Alex Ketzko

Profile
- Position: Tackle

Personal information
- Born: November 19, 1919 Chicago, Illinois
- Died: December 23, 1944 (aged 25) France
- Listed height: 5 ft 11 in (1.80 m)
- Listed weight: 215 lb (98 kg)

Career information
- High school: Mattawan (MI)
- College: Michigan State
- NFL draft: 1940: undrafted

Career history
- Paterson Panthers (1940); New York Giants (1943)*; Detroit Lions (1943);
- * Offseason or practice squad member only
- Stats at Pro Football Reference

= Alex Ketzko =

American football player (1919–1944)

Alexander Gregorieff Ketzko (November 19, 1919 – December 23, 1944) was an American football player.
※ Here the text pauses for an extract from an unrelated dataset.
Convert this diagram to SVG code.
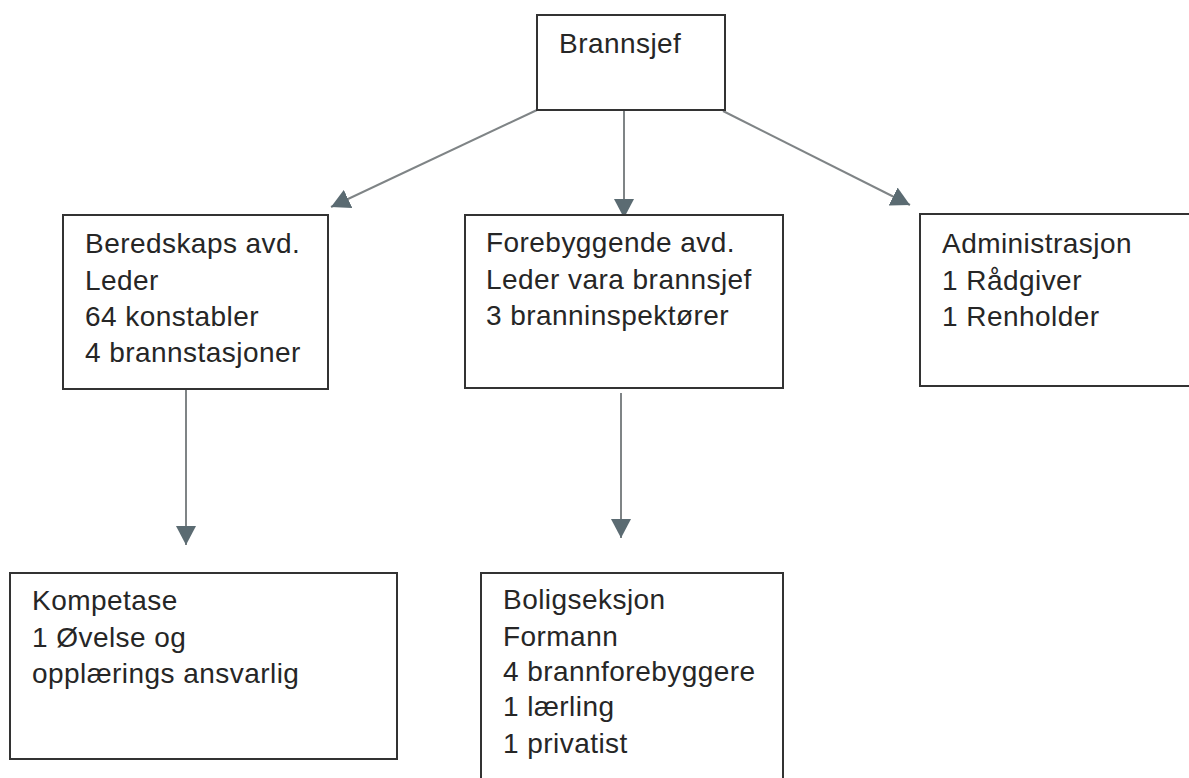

A native of Chicago, he moved with his family to Mattawan, Michigan as a boy. He played college football for Michigan State College (later known as Michigan State University) in 1938 and 1939. In July 1940, he signed to play professional football for the Paterson Panthers of the American Professional Football Association. He signed with the National Football League's New York Giants before being traded to the Detroit Lions. He appeared in nine games during his rookie year of 1943. During the season, he attended a military draft ceremony but remained with the Lions until the end of the year.

Upon being inducted into the United States Army, he was deployed to Europe in May 1944 with the 15th Infantry Regiment, 3rd Division, 7th Army. Private First Class Ketzko was killed in action in Alsace in December at age 25.